→ Working data
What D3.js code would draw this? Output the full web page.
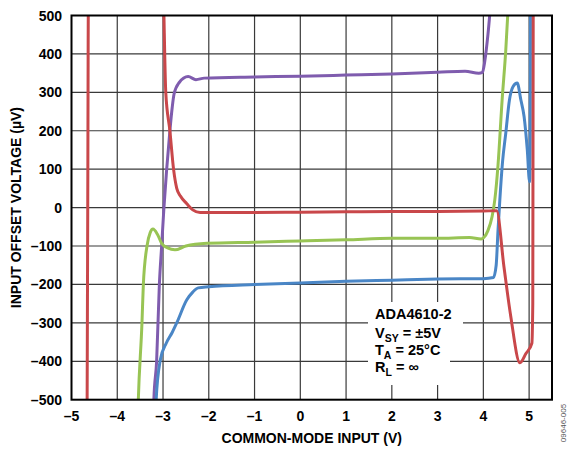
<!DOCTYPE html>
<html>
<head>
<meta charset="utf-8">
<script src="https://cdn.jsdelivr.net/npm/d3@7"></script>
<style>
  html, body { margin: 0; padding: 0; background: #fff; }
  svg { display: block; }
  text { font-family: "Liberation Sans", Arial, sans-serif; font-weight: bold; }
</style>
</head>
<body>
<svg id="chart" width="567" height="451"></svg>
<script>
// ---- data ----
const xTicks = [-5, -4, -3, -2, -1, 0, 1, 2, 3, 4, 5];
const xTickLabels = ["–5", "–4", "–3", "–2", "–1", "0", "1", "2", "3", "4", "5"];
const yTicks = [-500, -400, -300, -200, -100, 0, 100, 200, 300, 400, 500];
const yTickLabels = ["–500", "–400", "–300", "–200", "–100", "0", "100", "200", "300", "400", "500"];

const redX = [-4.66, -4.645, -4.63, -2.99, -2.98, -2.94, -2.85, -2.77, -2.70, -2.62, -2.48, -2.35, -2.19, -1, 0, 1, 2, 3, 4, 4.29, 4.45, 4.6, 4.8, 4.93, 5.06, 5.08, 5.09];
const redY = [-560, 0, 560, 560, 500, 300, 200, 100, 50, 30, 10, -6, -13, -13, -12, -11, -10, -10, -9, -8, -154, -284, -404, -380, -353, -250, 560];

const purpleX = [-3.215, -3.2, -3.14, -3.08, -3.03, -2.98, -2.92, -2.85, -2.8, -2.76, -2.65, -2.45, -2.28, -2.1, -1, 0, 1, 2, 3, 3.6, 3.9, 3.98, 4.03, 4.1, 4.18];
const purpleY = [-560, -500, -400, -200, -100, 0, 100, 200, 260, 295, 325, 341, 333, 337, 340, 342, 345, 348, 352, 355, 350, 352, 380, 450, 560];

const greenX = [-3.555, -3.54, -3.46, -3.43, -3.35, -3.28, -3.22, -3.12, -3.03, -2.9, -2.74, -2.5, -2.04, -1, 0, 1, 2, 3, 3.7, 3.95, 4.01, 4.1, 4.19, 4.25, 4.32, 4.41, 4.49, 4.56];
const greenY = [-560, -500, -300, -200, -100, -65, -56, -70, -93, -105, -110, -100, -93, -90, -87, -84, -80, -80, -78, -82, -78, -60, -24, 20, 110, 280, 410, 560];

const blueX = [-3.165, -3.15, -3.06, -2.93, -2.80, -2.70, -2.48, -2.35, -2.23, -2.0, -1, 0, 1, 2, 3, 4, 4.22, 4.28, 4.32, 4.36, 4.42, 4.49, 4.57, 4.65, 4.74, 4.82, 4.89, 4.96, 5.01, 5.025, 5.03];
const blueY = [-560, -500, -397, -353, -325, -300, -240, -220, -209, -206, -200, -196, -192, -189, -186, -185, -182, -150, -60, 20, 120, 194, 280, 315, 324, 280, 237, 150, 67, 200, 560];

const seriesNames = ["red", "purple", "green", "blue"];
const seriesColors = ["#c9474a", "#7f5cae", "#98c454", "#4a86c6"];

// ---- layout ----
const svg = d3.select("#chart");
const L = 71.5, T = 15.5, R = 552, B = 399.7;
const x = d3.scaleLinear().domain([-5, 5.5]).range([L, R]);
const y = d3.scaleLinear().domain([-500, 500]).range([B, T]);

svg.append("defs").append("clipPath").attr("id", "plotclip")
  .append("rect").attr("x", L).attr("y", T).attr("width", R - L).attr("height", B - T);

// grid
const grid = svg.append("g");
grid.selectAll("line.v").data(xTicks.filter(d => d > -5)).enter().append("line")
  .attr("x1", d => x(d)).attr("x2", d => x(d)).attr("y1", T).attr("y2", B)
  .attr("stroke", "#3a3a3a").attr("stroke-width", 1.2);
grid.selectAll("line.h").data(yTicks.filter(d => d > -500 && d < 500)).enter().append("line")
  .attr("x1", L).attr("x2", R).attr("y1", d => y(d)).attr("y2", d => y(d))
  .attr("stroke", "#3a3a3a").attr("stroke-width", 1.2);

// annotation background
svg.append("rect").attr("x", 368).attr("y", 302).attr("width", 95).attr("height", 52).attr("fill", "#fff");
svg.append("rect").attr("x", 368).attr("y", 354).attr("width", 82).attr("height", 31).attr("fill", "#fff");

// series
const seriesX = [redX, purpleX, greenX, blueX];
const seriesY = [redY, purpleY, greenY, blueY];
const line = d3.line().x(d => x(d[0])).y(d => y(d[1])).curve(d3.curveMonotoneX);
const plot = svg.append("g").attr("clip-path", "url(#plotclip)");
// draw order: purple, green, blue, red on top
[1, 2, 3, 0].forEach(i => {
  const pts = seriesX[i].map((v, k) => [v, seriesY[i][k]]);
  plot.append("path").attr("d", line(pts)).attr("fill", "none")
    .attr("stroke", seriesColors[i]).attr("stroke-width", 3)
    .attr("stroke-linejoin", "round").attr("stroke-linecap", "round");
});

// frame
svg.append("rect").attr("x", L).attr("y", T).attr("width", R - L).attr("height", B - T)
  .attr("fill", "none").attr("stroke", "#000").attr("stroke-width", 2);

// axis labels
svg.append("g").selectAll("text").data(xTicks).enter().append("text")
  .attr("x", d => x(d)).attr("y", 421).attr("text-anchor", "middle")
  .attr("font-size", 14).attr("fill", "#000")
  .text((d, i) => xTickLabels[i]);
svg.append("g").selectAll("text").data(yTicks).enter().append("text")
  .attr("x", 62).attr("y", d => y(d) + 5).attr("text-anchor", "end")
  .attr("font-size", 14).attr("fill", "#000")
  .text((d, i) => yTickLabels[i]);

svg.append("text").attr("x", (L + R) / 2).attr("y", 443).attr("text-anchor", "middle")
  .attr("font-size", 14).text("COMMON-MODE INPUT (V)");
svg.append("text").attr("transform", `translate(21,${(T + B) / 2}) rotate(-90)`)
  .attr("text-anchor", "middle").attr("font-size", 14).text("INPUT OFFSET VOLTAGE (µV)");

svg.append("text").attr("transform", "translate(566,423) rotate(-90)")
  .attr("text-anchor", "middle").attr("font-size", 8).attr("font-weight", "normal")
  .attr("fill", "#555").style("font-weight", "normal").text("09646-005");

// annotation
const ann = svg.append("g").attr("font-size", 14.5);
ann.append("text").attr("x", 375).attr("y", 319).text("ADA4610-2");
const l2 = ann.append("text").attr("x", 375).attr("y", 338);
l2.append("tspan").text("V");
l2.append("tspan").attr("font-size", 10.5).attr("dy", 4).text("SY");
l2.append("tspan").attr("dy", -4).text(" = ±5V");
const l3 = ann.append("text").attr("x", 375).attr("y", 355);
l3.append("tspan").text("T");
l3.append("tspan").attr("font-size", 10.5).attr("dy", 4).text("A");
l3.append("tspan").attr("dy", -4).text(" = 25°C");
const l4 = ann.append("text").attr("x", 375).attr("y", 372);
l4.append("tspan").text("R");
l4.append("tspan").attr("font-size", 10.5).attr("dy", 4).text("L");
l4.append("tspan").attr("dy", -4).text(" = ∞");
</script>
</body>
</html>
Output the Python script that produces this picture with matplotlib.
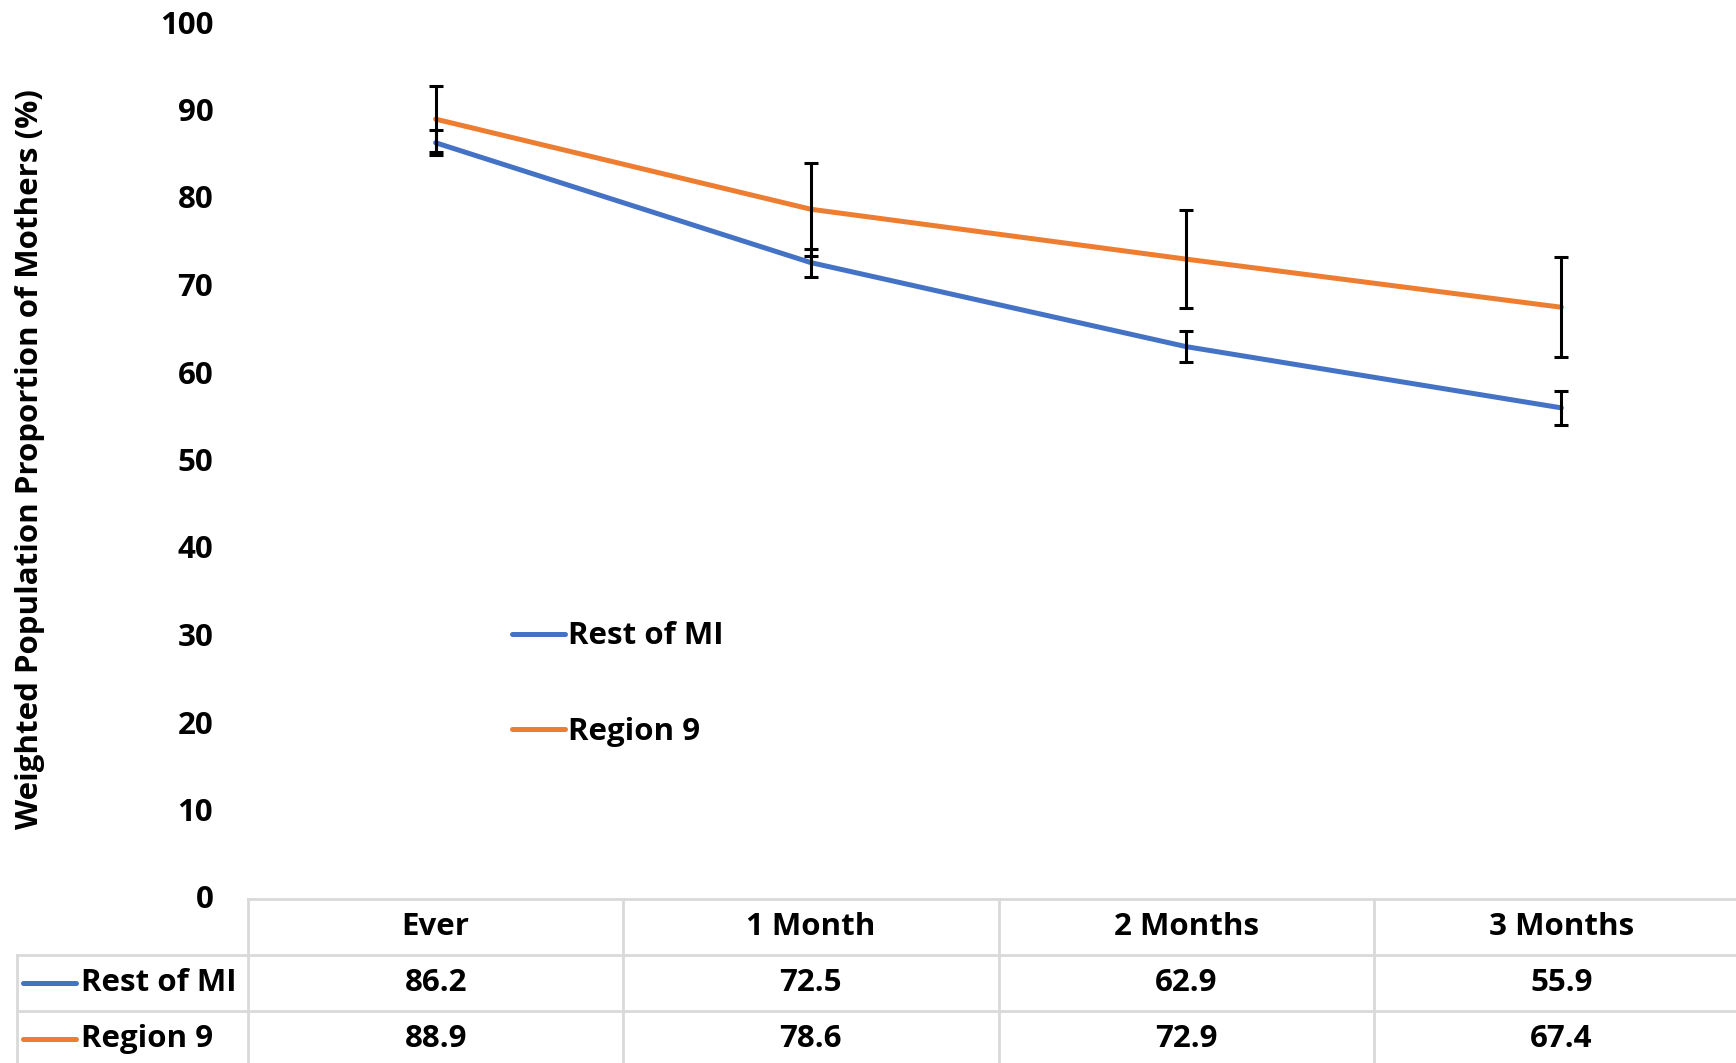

→ Instructions to follow
Restate each line from the start of the listing through the line bearing "67, 200, 560];" word for word. Drop the pictures.

→ Complete answer
What D3.js code would draw this? Output the full web page.
<!DOCTYPE html>
<html>
<head>
<meta charset="utf-8">
<script src="https://cdn.jsdelivr.net/npm/d3@7"></script>
<style>
  html, body { margin: 0; padding: 0; background: #fff; }
  svg { display: block; }
  text { font-family: "Liberation Sans", Arial, sans-serif; font-weight: bold; }
</style>
</head>
<body>
<svg id="chart" width="567" height="451"></svg>
<script>
// ---- data ----
const xTicks = [-5, -4, -3, -2, -1, 0, 1, 2, 3, 4, 5];
const xTickLabels = ["–5", "–4", "–3", "–2", "–1", "0", "1", "2", "3", "4", "5"];
const yTicks = [-500, -400, -300, -200, -100, 0, 100, 200, 300, 400, 500];
const yTickLabels = ["–500", "–400", "–300", "–200", "–100", "0", "100", "200", "300", "400", "500"];

const redX = [-4.66, -4.645, -4.63, -2.99, -2.98, -2.94, -2.85, -2.77, -2.70, -2.62, -2.48, -2.35, -2.19, -1, 0, 1, 2, 3, 4, 4.29, 4.45, 4.6, 4.8, 4.93, 5.06, 5.08, 5.09];
const redY = [-560, 0, 560, 560, 500, 300, 200, 100, 50, 30, 10, -6, -13, -13, -12, -11, -10, -10, -9, -8, -154, -284, -404, -380, -353, -250, 560];

const purpleX = [-3.215, -3.2, -3.14, -3.08, -3.03, -2.98, -2.92, -2.85, -2.8, -2.76, -2.65, -2.45, -2.28, -2.1, -1, 0, 1, 2, 3, 3.6, 3.9, 3.98, 4.03, 4.1, 4.18];
const purpleY = [-560, -500, -400, -200, -100, 0, 100, 200, 260, 295, 325, 341, 333, 337, 340, 342, 345, 348, 352, 355, 350, 352, 380, 450, 560];

const greenX = [-3.555, -3.54, -3.46, -3.43, -3.35, -3.28, -3.22, -3.12, -3.03, -2.9, -2.74, -2.5, -2.04, -1, 0, 1, 2, 3, 3.7, 3.95, 4.01, 4.1, 4.19, 4.25, 4.32, 4.41, 4.49, 4.56];
const greenY = [-560, -500, -300, -200, -100, -65, -56, -70, -93, -105, -110, -100, -93, -90, -87, -84, -80, -80, -78, -82, -78, -60, -24, 20, 110, 280, 410, 560];

const blueX = [-3.165, -3.15, -3.06, -2.93, -2.80, -2.70, -2.48, -2.35, -2.23, -2.0, -1, 0, 1, 2, 3, 4, 4.22, 4.28, 4.32, 4.36, 4.42, 4.49, 4.57, 4.65, 4.74, 4.82, 4.89, 4.96, 5.01, 5.025, 5.03];
const blueY = [-560, -500, -397, -353, -325, -300, -240, -220, -209, -206, -200, -196, -192, -189, -186, -185, -182, -150, -60, 20, 120, 194, 280, 315, 324, 280, 237, 150, 67, 200, 560];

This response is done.